Other performers include long-time National stalwart David Ryall, endearingly decrepit as Cadmus the founder of the city and Pentheus' father. In common with his son and the priest Tiresias he wears modern dress with the mask. In his case he is a kind of dress-down-Friday executive, to Pentheus' chairman of the board. Such updating may jar with some, but I think it is justified in helping a modern audience relate to this ancient story. The main problem with what is an excellent production is the chorus of female celebrants, who gyrate, and ululate their way through the play.
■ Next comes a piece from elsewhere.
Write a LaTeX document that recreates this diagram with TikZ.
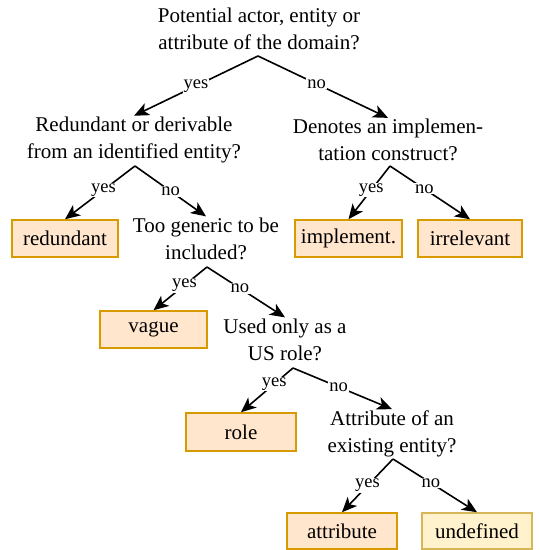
\documentclass[tikz,border=0pt]{standalone}
\usepackage{fontspec}
\setmainfont{Liberation Serif}
\usetikzlibrary{arrows.meta}
\definecolor{boxfill}{HTML}{FFE6CC}
\definecolor{boxdraw}{HTML}{D79B00}
\definecolor{undfill}{HTML}{FFF2CC}
\definecolor{unddraw}{HTML}{D6B656}
\begin{document}
\begin{tikzpicture}[x=1pt,y=-1pt,
  question/.style={align=center, font=\fontsize{21}{27}\selectfont, inner sep=1pt},
  outcome/.style={draw=boxdraw, fill=boxfill, line width=1.5pt, font=\fontsize{21}{27}\selectfont,
    minimum height=37pt, inner sep=0pt},
  undef/.style={outcome, draw=unddraw, fill=undfill},
  conn/.style={-{Stealth[length=15pt,width=13pt,inset=4pt]}, line width=1.6pt},
  lbl/.style={fill=white, inner sep=1pt, font=\fontsize{18.5}{20}\selectfont}
]
\useasboundingbox (0,0) rectangle (540,550);

% questions
\node[question] (q1) at (259,28.5) {Potential actor, entity or\\attribute of the domain?};
\node[question] (q2) at (134,140) {Redundant or derivable\\from an identified entity?};
\node[question] (q3) at (388,140) {Denotes an implemen-\\tation construct?};
\node[question] (q4) at (206,238.5) {Too generic to be\\included?};
\node[question] (q5) at (285,339.5) {Used only as a\\US role?};
\node[question] (q6) at (392,433.5) {Attribute of an\\existing entity?};

% outcomes
\node[outcome, minimum width=106pt] (redundant) at (65,238.5) {redundant};
\node[outcome, minimum width=107pt] (implement) at (348.5,238.5) {implement.};
\node[outcome, minimum width=104pt] (irrelevant) at (470,238.5) {irrelevant};
\node[outcome, minimum width=107pt] (vague) at (153.5,329.5) {vague};
\node[outcome, minimum width=110pt, minimum height=38pt] (role) at (241,432) {role};
\node[outcome, minimum width=110pt, minimum height=36pt] (attribute) at (342,531) {attribute};
\node[undef, minimum width=110pt, minimum height=36pt] (undefined) at (477,531) {undefined};

% apexes
\coordinate (a1) at (258,56);
\coordinate (a2) at (135,166);
\coordinate (a3) at (390,166);
\coordinate (a4) at (207,267);
\coordinate (a5) at (293,368);
\coordinate (a6) at (393,459);

% connectors
\draw[conn] (a1) -- node[lbl, pos=0.5]{yes} (q2.north);
\draw[conn] (a1) -- node[lbl, pos=0.45]{no} (q3.north);
\draw[conn] (a2) -- node[lbl, pos=0.45]{yes} (redundant.north);
\draw[conn] (a2) -- node[lbl, pos=0.5]{no} (q4.north);
\draw[conn] (a3) -- node[lbl, pos=0.45]{yes} (implement.north);
\draw[conn] (a3) -- node[lbl, pos=0.43]{no} (irrelevant.north);
\draw[conn] (a4) -- node[lbl, pos=0.42]{yes} (vague.north);
\draw[conn] (a4) -- node[lbl, pos=0.42]{no} (q5.north);
\draw[conn] (a5) -- node[lbl, pos=0.36]{yes} (role.north);
\draw[conn] (a5) -- node[lbl, pos=0.46]{no} (q6.north);
\draw[conn] (a6) -- node[lbl, pos=0.5]{yes} (attribute.north);
\draw[conn] (a6) -- node[lbl, pos=0.45]{no} (undefined.north);
\end{tikzpicture}
\end{document}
Nothing wrong with this, but they look uncomfortable doing it, and sometimes the music that accompanies their movement detracts from the text.
Reservations aside, this is richly researched, thoroughly theatrical production. On the night I saw it, Hall, famous for abandoning his productions at the first opportunity, sat anxiously taking notes. You sense, this show means something to him. I think it will mean something to those that see it.
What other critics had to say.....
DARREN DALGLISH says, "Lovers of Greek tragedies will love this solid and absorbing production directed by Peter Hall" CHARLES SPENCER for THE DAILY TELEGRAPH says, "It is a production of great formal beauty and one that exudes a mesmerising assurance." MICHAEL BILLINGTON for THE GUARDIAN says, "Movement, music, lighting, design all work together in perfect harmony. But if I was impressed rather than moved, it is because Hall's adherence to the mask means that art triumphs over life, form over content. " NICHOLAS DE JONGH for THE EVENING STANDARD says, "Peter Hall's sumptuous, dehumanised revival of Bacchai left me untouched." BENEDICT NIGHTINGALE for THE TIMES says, "I was mesmerised throughout."MADDY COSTA for TIME OUT says, "Wonderful translation...the evening is a memorable one."